* Begin DATA PROVIDED *

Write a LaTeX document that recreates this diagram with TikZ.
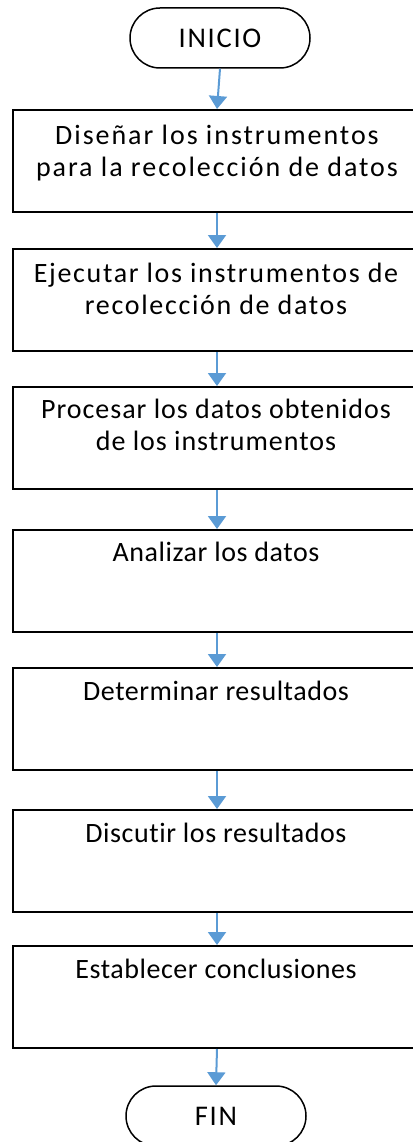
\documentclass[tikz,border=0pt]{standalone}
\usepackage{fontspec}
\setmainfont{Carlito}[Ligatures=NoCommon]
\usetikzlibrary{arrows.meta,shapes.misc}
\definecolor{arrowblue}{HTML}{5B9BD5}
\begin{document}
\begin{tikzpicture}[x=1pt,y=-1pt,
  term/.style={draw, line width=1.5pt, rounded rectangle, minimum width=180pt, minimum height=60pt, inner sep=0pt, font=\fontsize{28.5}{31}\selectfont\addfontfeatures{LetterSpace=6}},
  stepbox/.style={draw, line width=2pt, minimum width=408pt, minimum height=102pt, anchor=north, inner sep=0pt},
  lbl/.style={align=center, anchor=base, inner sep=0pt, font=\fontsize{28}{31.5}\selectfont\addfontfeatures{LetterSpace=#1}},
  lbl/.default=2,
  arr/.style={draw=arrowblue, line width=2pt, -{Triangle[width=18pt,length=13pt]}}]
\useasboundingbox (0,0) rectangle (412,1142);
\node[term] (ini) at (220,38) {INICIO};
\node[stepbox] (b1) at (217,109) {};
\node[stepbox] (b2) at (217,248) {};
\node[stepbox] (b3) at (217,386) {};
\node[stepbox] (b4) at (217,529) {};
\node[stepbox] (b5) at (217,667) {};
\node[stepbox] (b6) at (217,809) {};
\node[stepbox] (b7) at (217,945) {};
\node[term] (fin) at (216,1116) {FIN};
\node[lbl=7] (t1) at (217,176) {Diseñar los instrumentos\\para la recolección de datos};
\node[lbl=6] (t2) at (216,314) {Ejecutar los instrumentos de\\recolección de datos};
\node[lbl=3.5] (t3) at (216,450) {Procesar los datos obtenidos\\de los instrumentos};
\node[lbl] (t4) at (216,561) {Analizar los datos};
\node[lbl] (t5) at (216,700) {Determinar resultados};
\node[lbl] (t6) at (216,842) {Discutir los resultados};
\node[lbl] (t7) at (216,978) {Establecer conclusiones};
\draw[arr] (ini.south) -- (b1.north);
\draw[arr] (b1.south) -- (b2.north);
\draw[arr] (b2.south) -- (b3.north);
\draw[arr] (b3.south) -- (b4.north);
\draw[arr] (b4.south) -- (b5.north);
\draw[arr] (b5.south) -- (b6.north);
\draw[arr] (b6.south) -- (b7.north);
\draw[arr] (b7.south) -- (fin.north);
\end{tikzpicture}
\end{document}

* End DATA PROVIDED *

- [WRITTEN REQUEST] Make an exact copy of the data, leaving its pictures out.

- [SOLUTION TO THE PROBLEM]
Write a LaTeX document that recreates this diagram with TikZ.
\documentclass[tikz,border=0pt]{standalone}
\usepackage{fontspec}
\setmainfont{Carlito}[Ligatures=NoCommon]
\usetikzlibrary{arrows.meta,shapes.misc}
\definecolor{arrowblue}{HTML}{5B9BD5}
\begin{document}
\begin{tikzpicture}[x=1pt,y=-1pt,
  term/.style={draw, line width=1.5pt, rounded rectangle, minimum width=180pt, minimum height=60pt, inner sep=0pt, font=\fontsize{28.5}{31}\selectfont\addfontfeatures{LetterSpace=6}},
  stepbox/.style={draw, line width=2pt, minimum width=408pt, minimum height=102pt, anchor=north, inner sep=0pt},
  lbl/.style={align=center, anchor=base, inner sep=0pt, font=\fontsize{28}{31.5}\selectfont\addfontfeatures{LetterSpace=#1}},
  lbl/.default=2,
  arr/.style={draw=arrowblue, line width=2pt, -{Triangle[width=18pt,length=13pt]}}]
\useasboundingbox (0,0) rectangle (412,1142);
\node[term] (ini) at (220,38) {INICIO};
\node[stepbox] (b1) at (217,109) {};
\node[stepbox] (b2) at (217,248) {};
\node[stepbox] (b3) at (217,386) {};
\node[stepbox] (b4) at (217,529) {};
\node[stepbox] (b5) at (217,667) {};
\node[stepbox] (b6) at (217,809) {};
\node[stepbox] (b7) at (217,945) {};
\node[term] (fin) at (216,1116) {FIN};
\node[lbl=7] (t1) at (217,176) {Diseñar los instrumentos\\para la recolección de datos};
\node[lbl=6] (t2) at (216,314) {Ejecutar los instrumentos de\\recolección de datos};
\node[lbl=3.5] (t3) at (216,450) {Procesar los datos obtenidos\\de los instrumentos};
\node[lbl] (t4) at (216,561) {Analizar los datos};
\node[lbl] (t5) at (216,700) {Determinar resultados};
\node[lbl] (t6) at (216,842) {Discutir los resultados};
\node[lbl] (t7) at (216,978) {Establecer conclusiones};
\draw[arr] (ini.south) -- (b1.north);
\draw[arr] (b1.south) -- (b2.north);
\draw[arr] (b2.south) -- (b3.north);
\draw[arr] (b3.south) -- (b4.north);
\draw[arr] (b4.south) -- (b5.north);
\draw[arr] (b5.south) -- (b6.north);
\draw[arr] (b6.south) -- (b7.north);
\draw[arr] (b7.south) -- (fin.north);
\end{tikzpicture}
\end{document}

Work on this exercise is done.